第一三共子会社であるインドの製薬大手ランバクシー社のジェネリック医薬品製造に関する検査工程などでの不正が昨年、アメリカの食品医薬品局(FDA)の調査などで判明した。にも関わらず、日本の厚生労働省は昨年11月以降、米国FDAに対してランバクシー社のジェネリック医薬品が持つ危険性についていっさいの問い合わせをしていないことが、アメリカ連邦情報公開法に基づく情報公開請求への応答で、明らかになった。
(情報公開請求に対する米政府・FDAからの応答文 連絡はメールのみで完結してまた費用もかからず、極めて使い勝手がよい。)
インド紙thehinduが伝えたところでは、同社は薬剤を偽装製造したと事実を認めて、インド司法省に対して5億円の和解金で司法取引することを求めた。そして同社が作っている薬剤はいわゆるジェネリック医薬品(医療界の俗語で「ゾロ」という)だが、エイズ用の薬剤から一般的な抗生物質まで約200種類。
FDAの調査によれば、少なくとも2003年からランバクシー社の違反は始まっており、また2006年の調べではFDAが要求している薬剤の品質検査のうち、保管状態や期限に関係する8項目以上について、規制基準に沿ったテストを怠っていたことが判明。そのため製品の一部についてアメリカでは輸入禁止措置をとられた。
日本国内へも、インドを含む海外製の医薬品は入っており、医療費抑制のために厚生労働省ではジェネリック医薬品の使用を奨励するインセンティブ体系を診療報酬に組み込んでいる。なので同じ様にずさんな作りの薬が日本にも入ってきてい可能性がある。
にも関わらず、先に危険性を発見した米政府といっさいの情報交換を怠っており、国民の健康被害の防止に妥当な努力を怠っていたことになる。。
なお厚生労働省は昨年、取材に対して製薬会社の信用問題を理由に回答を拒否。そのため今回はわざわざアメリカ政府の米国連邦情報公開法を用いて、日本政府の対応を調べるということになった。(注)
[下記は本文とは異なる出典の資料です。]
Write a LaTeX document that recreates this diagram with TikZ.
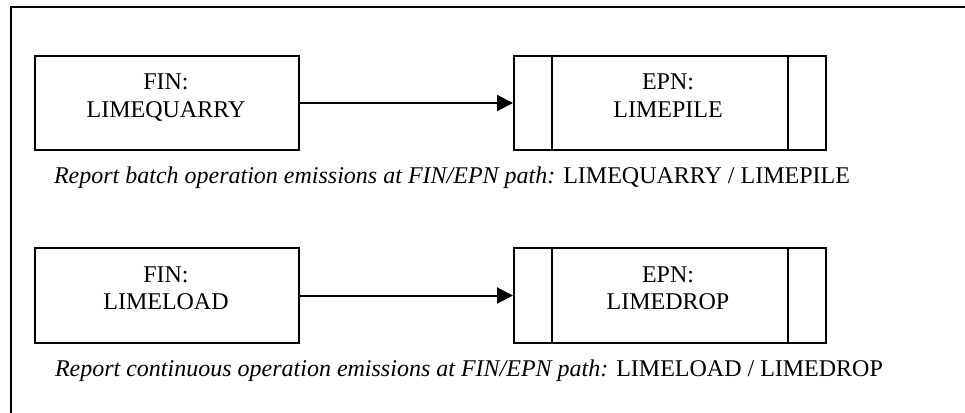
\documentclass[tikz,border=0pt]{standalone}
\usepackage{fontspec}
\setmainfont{Liberation Serif}
\usetikzlibrary{arrows.meta}
\begin{document}
\begin{tikzpicture}[x=1pt,y=-1pt,
  line width=2pt,
  finbox/.style={draw, line width=2pt, minimum width=264pt, minimum height=94pt, inner sep=0pt},
  epnbox/.style={draw, line width=2pt, minimum width=312pt, minimum height=94pt, inner sep=0pt},
  txt/.style={font=\fontsize{24}{28}\selectfont, inner sep=0pt},
  arr/.style={line width=2pt, -{Triangle[length=16pt,width=16pt]}}]
\useasboundingbox (0,0) rectangle (965,412);
\clip (0,0) rectangle (965,412);
\fill[white] (0,0) rectangle (965,412);
% outer frame
\draw[line width=2pt] (11,7) rectangle (1000,450);
% row 1
\node[finbox] (fin1) at (167,103) {};
\node[epnbox] (epn1) at (670,103) {};
\draw ([xshift=39pt]epn1.north west) -- ([xshift=39pt]epn1.south west);
\draw ([xshift=-39pt]epn1.north east) -- ([xshift=-39pt]epn1.south east);
\node[txt, anchor=base] (fin1a) at (166,89) {FIN:};
\node[txt, anchor=base] (fin1b) at (166,117) {LIMEQUARRY};
\node[txt, anchor=base] (epn1a) at (668,89) {EPN:};
\node[txt, anchor=base] (epn1b) at (668,117) {LIMEPILE};
\draw[arr] (fin1.east) -- (epn1.west);
\node[txt, anchor=base west] (cap1) at (53,183) {\textit{Report batch operation emissions at FIN/EPN path:} LIMEQUARRY / LIMEPILE};
% row 2
\node[finbox, minimum height=95pt] (fin2) at (167,295.5) {};
\node[epnbox, minimum height=95pt] (epn2) at (670,295.5) {};
\draw ([xshift=39pt]epn2.north west) -- ([xshift=39pt]epn2.south west);
\draw ([xshift=-39pt]epn2.north east) -- ([xshift=-39pt]epn2.south east);
\node[txt, anchor=base] (fin2a) at (166,282) {FIN:};
\node[txt, anchor=base] (fin2b) at (166,309.5) {LIMELOAD};
\node[txt, anchor=base] (epn2a) at (668,282) {EPN:};
\node[txt, anchor=base] (epn2b) at (668,309.5) {LIMEDROP};
\draw[arr] (fin2.east) -- (epn2.west);
\node[txt, anchor=base west] (cap2) at (54,376) {\textit{Report continuous operation emissions at FIN/EPN path:} LIMELOAD / LIMEDROP};
\end{tikzpicture}
\end{document}
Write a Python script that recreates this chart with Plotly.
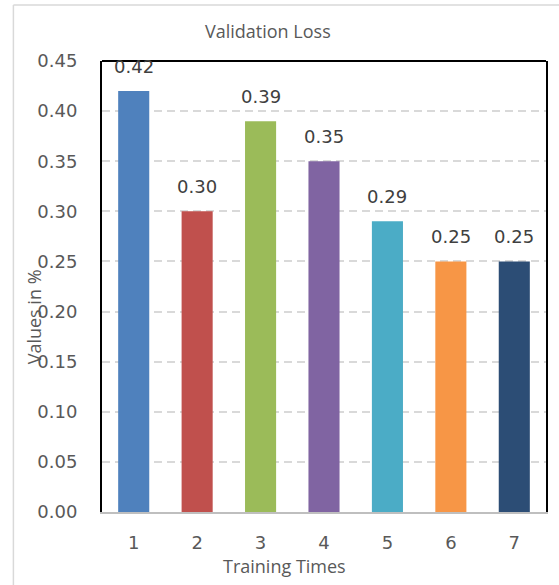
import plotly.graph_objects as go

# Chart data
runs = [1, 2, 3, 4, 5, 6, 7]
val_loss = [0.42, 0.30, 0.39, 0.35, 0.29, 0.25, 0.25]
bar_colors = ["#4F81BD", "#C0504D", "#9BBB59", "#8064A2", "#4BACC6", "#F79646", "#2C4D75"]
y_ticks = [0.00, 0.05, 0.10, 0.15, 0.20, 0.25, 0.30, 0.35, 0.40, 0.45]

W, H = 559, 585
ML, MR, MT, MB = 102, 11, 61, 73
PW, PH = W - ML - MR, H - MT - MB

num_font = "DejaVu Sans"
txt_font = "Open Sans"

fig = go.Figure()
fig.add_trace(go.Bar(
    x=runs,
    y=val_loss,
    width=0.49,
    marker=dict(color=bar_colors, line=dict(width=0)),
    showlegend=False,
    hoverinfo="x+y",
))

# value labels above each bar
for x, v in zip(runs, val_loss):
    fig.add_annotation(
        x=x, y=v, xref="x", yref="y",
        text=f"{v:.2f}", showarrow=False,
        yanchor="middle", yshift=25,
        font=dict(family=num_font, size=18, color="#404040"),
    )

def px_x(p):
    return (p - ML) / PW

def px_y(p):
    return (H - MB - p) / PH

# outer chart frame (light grey): left and top edges
frame = dict(color="#d9d9d9", width=1.5)
fig.add_shape(type="line", xref="paper", yref="paper",
              x0=px_x(13), x1=px_x(13), y0=px_y(H + 5), y1=px_y(5),
              line=frame, layer="below")
fig.add_shape(type="line", xref="paper", yref="paper",
              x0=px_x(13), x1=px_x(W + 5), y0=px_y(5), y1=px_y(5),
              line=frame, layer="below")
# top edge of plot box
fig.add_shape(type="line", xref="paper", yref="paper",
              x0=0, x1=1, y0=1, y1=1,
              line=dict(color="black", width=2))

# chart title and axis titles
fig.add_annotation(text="Validation Loss", xref="paper", yref="paper",
                   x=px_x(269), y=px_y(31), showarrow=False,
                   xanchor="center", yanchor="middle",
                   font=dict(family=txt_font, size=18, color="#595959"))
fig.add_annotation(text="Training Times", xref="paper", yref="paper",
                   x=px_x(285), y=px_y(566), showarrow=False,
                   xanchor="center", yanchor="middle",
                   font=dict(family=txt_font, size=18, color="#595959"))
fig.add_annotation(text="Values in %", xref="paper", yref="paper",
                   x=px_x(34), y=px_y(317), showarrow=False, textangle=-90,
                   xanchor="center", yanchor="middle",
                   font=dict(family=txt_font, size=18, color="#595959"))

fig.update_layout(
    width=W, height=H,
    margin=dict(l=ML, r=MR, t=MT, b=MB, pad=0),
    paper_bgcolor="white",
    plot_bgcolor="white",
    bargap=0.5,
)
fig.update_xaxes(
    range=[0.5, 7.5],
    tickmode="array", tickvals=runs, ticktext=[str(r) for r in runs],
    showgrid=False, zeroline=False,
    showline=True, linecolor="#bfbfbf", linewidth=2,
    ticks="", ticklabelstandoff=13,
    tickfont=dict(family=num_font, size=18, color="#595959"),
)
fig.update_yaxes(
    range=[0, 0.45],
    tickmode="array", tickvals=y_ticks, ticktext=[f"{t:.2f}" for t in y_ticks],
    showgrid=True, gridcolor="#d9d9d9", gridwidth=1.5, griddash="8px,5px",
    zeroline=False,
    showline=True, linecolor="black", linewidth=2, mirror=True,
    ticks="", ticklabelstandoff=19,
    tickfont=dict(family=num_font, size=18, color="#595959"),
)

fig.write_html("out.html")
アメリカ政府には感謝しても余りあるが、同時に日本政府のいい加減な対応のせいでアメリカの情報公開法を使うということに、忸怩たる思いも感じる。行政のより適切な運営を行うためにも、情報公開制度の充実(あるいは厚生労働省の情報公開に対する運用姿勢の変更)が必要と思われる。
(注)日本の情報公開法の場合は運用として外国政府との連絡は外交秘密などとして開示されない場合が非常に多い。また企業の信用に関する場合も、行政は開示について非常に消極的で拒否される蓋然性が高く、情報公開制度があまり活用できない状態になっている。